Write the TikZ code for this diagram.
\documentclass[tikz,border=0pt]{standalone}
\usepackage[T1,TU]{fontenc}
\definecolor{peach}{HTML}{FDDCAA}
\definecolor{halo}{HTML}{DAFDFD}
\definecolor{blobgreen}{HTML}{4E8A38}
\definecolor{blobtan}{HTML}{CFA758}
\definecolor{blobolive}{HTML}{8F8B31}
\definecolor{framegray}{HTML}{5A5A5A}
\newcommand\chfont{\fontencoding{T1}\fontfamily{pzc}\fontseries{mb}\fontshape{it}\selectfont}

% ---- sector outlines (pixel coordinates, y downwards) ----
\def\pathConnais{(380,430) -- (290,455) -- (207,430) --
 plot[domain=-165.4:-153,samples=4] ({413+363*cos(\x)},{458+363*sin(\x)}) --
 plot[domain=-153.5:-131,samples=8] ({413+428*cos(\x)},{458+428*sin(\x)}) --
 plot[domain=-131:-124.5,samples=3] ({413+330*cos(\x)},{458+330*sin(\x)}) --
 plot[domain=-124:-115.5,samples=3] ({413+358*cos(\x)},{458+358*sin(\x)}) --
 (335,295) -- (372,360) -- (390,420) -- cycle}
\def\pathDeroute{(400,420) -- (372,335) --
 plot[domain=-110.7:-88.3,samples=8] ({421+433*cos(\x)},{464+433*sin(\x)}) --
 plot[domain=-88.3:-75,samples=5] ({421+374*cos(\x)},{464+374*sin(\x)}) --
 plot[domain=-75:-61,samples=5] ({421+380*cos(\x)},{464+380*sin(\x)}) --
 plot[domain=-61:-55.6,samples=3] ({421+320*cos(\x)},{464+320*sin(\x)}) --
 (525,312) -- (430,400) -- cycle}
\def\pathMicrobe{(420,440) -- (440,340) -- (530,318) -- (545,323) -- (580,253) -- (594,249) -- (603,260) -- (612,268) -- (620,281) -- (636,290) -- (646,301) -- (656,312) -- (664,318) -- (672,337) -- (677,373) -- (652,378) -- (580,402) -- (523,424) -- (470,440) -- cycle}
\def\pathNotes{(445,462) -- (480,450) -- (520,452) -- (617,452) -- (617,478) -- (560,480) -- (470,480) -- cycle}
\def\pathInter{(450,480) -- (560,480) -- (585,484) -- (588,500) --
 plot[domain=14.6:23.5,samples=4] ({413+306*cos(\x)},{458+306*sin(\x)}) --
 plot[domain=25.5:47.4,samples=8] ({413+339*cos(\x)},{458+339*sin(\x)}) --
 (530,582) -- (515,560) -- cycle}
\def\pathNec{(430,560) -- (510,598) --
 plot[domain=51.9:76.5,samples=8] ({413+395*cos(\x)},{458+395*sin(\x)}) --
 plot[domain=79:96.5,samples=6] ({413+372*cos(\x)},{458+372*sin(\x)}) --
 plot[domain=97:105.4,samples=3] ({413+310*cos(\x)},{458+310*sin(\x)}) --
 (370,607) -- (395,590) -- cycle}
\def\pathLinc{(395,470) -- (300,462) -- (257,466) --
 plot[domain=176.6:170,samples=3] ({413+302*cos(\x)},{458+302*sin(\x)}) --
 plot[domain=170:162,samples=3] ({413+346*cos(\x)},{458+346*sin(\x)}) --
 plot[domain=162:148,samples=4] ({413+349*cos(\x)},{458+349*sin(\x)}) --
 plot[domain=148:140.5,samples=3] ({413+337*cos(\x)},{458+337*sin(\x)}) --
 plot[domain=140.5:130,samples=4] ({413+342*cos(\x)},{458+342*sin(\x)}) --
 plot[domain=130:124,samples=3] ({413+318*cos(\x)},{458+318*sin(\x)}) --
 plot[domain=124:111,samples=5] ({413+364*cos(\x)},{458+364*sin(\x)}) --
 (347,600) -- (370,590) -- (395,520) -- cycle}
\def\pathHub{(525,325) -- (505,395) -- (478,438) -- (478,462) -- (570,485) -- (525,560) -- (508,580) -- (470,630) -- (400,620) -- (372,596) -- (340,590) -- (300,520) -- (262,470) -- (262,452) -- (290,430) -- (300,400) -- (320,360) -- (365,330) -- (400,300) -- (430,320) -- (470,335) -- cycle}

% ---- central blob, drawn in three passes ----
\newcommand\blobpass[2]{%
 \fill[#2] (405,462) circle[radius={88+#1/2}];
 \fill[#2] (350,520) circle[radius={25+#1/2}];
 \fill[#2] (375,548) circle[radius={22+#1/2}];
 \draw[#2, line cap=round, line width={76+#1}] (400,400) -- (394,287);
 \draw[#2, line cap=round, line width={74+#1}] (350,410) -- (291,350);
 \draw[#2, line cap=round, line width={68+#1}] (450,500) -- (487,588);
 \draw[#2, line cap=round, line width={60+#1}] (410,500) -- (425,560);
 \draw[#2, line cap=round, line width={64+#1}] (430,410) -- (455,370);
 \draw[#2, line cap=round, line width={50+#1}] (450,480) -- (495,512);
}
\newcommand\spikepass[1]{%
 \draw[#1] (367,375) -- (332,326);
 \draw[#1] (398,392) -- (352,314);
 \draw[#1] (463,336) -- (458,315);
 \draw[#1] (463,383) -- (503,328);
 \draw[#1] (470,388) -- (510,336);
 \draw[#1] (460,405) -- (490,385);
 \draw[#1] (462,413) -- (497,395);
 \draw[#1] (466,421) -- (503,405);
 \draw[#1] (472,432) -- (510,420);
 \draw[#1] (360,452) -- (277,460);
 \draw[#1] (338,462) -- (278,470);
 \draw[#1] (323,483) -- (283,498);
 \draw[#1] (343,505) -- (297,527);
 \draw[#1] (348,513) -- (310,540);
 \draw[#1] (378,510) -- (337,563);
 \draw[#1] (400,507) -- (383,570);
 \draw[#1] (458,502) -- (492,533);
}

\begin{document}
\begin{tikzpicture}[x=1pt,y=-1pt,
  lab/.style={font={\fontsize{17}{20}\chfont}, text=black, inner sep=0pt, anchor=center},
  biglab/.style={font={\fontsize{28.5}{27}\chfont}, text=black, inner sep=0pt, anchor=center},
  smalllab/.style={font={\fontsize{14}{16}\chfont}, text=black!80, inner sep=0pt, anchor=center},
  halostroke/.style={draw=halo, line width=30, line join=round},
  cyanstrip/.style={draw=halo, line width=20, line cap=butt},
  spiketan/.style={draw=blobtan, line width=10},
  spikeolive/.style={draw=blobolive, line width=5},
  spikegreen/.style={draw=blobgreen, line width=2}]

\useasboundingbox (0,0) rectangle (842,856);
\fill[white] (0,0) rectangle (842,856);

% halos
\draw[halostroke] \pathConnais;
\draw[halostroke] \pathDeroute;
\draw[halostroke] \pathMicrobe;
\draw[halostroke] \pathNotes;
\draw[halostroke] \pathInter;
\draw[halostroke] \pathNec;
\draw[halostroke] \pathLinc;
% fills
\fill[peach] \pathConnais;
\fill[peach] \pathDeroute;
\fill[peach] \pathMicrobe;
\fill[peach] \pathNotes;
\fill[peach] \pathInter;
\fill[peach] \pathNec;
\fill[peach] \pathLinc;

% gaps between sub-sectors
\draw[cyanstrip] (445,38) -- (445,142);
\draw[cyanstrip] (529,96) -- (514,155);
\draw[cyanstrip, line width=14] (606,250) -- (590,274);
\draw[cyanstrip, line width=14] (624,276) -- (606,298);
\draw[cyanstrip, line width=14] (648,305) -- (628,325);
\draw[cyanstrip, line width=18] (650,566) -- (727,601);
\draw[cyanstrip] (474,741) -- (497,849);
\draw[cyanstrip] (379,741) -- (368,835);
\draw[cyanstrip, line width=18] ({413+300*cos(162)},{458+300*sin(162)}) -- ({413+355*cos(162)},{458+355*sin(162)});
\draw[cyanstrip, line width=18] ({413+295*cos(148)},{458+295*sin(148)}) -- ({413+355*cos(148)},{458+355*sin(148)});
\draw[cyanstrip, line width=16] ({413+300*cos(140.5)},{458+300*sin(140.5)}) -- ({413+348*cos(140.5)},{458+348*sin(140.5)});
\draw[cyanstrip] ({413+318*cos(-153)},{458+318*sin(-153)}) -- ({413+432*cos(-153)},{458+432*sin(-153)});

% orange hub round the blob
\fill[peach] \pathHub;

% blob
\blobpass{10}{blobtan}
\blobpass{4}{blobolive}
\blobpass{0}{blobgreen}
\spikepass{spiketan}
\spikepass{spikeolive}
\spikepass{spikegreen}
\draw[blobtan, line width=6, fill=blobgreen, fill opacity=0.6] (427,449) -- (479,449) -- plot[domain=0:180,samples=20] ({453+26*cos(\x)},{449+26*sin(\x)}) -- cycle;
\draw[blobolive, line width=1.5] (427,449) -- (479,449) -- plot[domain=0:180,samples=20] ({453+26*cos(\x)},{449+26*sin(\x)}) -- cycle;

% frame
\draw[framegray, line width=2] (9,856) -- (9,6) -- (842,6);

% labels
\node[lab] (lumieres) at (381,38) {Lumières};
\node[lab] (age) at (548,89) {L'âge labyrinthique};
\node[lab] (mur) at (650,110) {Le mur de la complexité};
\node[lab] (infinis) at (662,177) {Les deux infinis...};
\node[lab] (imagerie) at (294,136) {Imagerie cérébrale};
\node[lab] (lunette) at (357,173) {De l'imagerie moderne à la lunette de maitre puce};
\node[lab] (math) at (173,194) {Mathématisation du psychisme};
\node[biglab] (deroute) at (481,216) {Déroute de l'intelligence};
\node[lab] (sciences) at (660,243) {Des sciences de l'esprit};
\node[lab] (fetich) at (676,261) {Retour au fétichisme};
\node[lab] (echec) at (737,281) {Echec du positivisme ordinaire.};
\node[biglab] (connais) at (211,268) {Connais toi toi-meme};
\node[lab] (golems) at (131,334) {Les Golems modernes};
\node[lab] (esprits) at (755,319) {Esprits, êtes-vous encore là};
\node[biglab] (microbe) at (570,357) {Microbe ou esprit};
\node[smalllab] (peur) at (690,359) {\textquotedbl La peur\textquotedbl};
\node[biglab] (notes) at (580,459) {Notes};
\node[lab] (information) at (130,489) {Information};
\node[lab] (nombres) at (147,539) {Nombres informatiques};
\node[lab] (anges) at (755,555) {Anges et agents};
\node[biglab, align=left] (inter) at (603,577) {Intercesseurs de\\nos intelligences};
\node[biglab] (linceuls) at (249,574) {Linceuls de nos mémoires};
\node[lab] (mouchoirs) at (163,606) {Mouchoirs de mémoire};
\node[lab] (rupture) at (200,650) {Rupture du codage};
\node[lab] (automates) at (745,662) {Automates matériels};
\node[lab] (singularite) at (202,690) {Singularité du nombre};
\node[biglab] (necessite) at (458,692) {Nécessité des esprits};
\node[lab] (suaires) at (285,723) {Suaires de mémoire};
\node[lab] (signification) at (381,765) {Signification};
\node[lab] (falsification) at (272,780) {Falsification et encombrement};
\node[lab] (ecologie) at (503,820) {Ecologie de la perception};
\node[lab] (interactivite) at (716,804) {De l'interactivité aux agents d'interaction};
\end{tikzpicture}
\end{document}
* * *
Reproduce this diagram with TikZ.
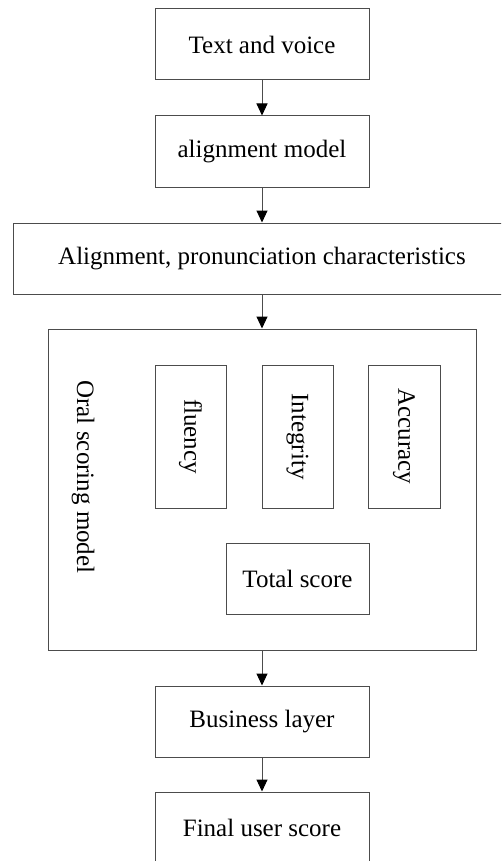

* **TASK DETAILS**: Look over the listing. Pull out every line with the string "diagram" in it.

* **ANSWER FOR THE TASK**:
Write the TikZ code for this diagram.
Reproduce this diagram with TikZ.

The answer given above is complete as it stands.